**What is expected**
Show, in full, each line of the data that contains "with".

**Available records**

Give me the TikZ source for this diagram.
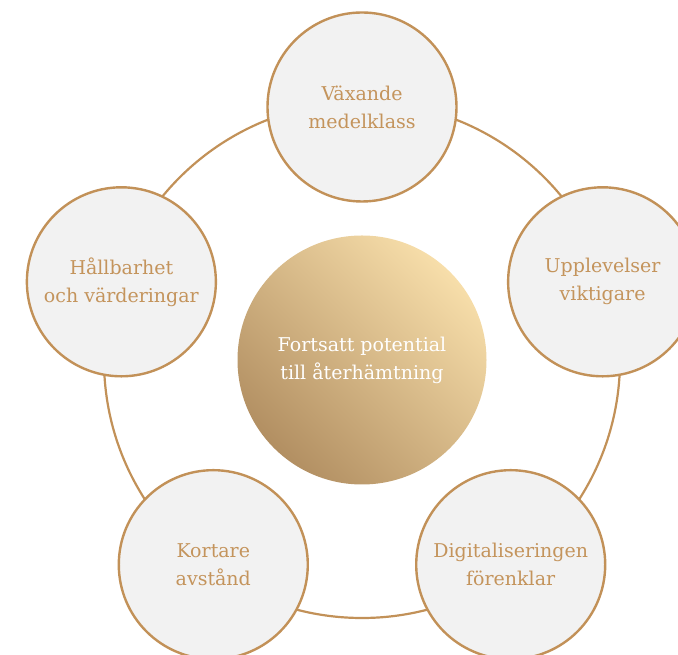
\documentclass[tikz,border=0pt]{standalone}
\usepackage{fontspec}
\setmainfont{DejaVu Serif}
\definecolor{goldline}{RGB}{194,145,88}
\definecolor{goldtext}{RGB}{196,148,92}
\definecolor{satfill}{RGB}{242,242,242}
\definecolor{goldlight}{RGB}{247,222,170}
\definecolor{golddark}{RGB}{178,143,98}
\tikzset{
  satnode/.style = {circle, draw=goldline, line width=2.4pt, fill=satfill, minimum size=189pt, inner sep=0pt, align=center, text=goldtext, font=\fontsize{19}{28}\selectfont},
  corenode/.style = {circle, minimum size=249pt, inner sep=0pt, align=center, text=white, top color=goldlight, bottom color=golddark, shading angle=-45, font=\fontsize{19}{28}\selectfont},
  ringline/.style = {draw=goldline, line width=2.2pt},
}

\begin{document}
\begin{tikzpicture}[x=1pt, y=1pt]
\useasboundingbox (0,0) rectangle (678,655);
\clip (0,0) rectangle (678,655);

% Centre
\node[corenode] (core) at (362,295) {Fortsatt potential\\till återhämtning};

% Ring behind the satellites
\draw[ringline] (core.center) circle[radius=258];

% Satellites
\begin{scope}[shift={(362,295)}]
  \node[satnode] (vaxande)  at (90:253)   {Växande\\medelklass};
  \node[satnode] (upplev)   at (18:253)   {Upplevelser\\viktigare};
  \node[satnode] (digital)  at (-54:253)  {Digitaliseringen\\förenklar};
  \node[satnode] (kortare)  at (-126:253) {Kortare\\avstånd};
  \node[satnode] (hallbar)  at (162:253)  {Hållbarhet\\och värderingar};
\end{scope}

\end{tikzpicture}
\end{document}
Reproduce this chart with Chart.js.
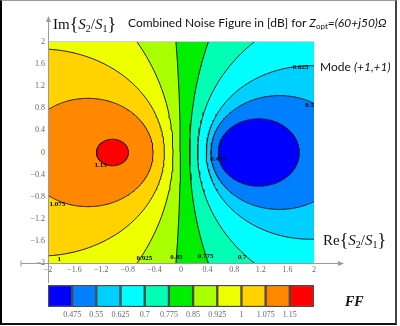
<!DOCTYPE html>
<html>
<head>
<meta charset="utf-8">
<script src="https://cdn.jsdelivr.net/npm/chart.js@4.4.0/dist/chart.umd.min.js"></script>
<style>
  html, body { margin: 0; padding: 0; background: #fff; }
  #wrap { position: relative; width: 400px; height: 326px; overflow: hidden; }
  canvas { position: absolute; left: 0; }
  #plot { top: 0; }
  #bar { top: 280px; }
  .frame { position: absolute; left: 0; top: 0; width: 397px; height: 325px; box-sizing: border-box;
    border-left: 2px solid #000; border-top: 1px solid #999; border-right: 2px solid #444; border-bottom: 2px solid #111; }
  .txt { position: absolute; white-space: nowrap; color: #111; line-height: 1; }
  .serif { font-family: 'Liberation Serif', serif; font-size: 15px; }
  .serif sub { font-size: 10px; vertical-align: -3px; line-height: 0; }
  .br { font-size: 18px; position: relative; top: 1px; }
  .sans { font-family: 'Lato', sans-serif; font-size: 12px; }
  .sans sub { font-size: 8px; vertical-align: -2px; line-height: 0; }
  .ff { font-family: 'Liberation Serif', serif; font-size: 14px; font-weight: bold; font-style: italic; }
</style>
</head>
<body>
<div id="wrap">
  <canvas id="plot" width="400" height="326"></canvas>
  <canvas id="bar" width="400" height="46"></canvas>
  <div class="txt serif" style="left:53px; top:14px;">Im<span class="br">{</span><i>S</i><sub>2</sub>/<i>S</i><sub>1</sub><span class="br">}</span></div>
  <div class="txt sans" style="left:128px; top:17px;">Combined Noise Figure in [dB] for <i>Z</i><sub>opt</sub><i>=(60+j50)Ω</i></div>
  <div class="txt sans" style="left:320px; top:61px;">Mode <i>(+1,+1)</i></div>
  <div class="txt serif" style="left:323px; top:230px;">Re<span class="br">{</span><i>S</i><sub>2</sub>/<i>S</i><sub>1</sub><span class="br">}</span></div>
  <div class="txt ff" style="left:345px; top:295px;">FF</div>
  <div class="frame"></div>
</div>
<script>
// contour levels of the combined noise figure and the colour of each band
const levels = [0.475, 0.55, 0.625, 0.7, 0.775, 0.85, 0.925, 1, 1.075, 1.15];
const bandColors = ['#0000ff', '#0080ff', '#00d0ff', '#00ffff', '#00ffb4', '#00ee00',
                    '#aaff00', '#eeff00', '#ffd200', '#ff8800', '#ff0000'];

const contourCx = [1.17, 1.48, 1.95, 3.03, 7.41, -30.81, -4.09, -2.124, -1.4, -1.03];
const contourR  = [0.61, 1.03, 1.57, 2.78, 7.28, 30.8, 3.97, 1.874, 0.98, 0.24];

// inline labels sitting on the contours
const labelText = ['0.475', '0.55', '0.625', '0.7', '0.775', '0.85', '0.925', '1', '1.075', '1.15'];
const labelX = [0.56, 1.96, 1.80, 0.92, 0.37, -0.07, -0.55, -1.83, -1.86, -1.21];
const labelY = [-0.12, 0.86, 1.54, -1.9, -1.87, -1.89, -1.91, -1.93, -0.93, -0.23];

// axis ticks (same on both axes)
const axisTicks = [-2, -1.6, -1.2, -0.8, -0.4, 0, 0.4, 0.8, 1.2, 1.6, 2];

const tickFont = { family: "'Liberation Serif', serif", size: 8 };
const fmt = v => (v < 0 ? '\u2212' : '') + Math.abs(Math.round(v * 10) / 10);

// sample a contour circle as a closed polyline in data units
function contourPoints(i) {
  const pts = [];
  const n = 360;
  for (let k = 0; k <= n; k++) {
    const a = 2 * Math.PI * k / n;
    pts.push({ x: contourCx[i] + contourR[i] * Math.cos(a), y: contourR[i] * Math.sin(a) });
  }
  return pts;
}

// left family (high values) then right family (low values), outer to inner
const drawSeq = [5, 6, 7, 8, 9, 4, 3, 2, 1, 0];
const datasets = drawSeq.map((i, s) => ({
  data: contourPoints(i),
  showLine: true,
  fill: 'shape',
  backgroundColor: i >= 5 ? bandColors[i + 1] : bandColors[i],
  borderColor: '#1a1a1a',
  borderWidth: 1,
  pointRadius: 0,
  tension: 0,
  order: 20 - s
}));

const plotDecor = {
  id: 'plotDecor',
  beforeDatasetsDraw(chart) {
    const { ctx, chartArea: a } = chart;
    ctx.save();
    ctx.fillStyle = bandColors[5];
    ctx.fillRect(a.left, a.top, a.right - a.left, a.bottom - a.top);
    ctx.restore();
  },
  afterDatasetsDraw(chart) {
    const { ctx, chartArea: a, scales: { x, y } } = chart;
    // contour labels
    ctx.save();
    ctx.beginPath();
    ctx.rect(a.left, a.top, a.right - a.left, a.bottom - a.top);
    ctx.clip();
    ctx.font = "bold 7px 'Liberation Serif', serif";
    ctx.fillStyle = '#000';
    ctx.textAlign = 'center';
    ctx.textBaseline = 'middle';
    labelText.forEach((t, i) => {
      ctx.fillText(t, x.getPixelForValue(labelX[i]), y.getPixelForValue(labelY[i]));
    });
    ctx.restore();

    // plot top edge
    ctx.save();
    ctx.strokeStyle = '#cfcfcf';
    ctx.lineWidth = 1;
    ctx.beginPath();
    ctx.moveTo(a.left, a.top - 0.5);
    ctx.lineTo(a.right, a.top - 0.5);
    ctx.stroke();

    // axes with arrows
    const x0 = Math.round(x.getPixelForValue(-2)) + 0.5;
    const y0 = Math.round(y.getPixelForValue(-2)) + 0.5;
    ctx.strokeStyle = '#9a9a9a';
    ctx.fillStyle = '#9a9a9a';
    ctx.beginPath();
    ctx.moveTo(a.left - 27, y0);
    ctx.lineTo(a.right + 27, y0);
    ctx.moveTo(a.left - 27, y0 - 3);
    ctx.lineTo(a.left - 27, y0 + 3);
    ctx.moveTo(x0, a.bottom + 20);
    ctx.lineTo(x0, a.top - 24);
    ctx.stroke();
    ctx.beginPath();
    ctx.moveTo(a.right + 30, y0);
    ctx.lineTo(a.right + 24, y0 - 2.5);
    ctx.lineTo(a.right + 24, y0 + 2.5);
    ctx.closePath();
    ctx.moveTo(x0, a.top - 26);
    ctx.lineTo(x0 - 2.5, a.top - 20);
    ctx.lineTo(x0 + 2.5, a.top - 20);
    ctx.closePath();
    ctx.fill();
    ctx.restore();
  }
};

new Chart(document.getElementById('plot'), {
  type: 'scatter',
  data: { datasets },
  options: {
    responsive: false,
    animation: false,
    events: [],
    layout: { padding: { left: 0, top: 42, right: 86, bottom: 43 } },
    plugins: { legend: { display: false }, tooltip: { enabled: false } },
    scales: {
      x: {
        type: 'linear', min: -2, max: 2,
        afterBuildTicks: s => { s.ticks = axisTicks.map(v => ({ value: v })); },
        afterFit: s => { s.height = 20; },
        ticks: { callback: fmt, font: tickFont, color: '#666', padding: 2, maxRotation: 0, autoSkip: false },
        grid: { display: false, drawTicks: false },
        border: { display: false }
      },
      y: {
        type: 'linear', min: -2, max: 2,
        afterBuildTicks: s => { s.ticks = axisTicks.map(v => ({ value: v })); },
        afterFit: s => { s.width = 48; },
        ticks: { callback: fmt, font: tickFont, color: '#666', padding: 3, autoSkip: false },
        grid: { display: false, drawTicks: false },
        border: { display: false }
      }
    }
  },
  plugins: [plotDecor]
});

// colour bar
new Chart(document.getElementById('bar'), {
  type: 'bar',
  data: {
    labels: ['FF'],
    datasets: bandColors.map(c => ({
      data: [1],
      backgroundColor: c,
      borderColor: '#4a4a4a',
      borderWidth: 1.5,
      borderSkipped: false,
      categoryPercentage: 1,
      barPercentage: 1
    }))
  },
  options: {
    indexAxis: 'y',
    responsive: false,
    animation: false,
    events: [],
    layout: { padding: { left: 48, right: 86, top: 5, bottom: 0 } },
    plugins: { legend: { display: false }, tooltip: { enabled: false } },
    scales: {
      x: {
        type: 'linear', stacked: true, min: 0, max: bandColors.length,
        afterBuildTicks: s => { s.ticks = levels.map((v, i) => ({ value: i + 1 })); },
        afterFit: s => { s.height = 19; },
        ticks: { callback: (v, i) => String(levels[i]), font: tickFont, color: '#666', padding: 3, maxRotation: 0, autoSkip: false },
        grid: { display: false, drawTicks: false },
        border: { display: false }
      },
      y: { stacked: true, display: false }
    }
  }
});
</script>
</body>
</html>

**The response**
Reproduce this chart with Chart.js.
    // axes with arrows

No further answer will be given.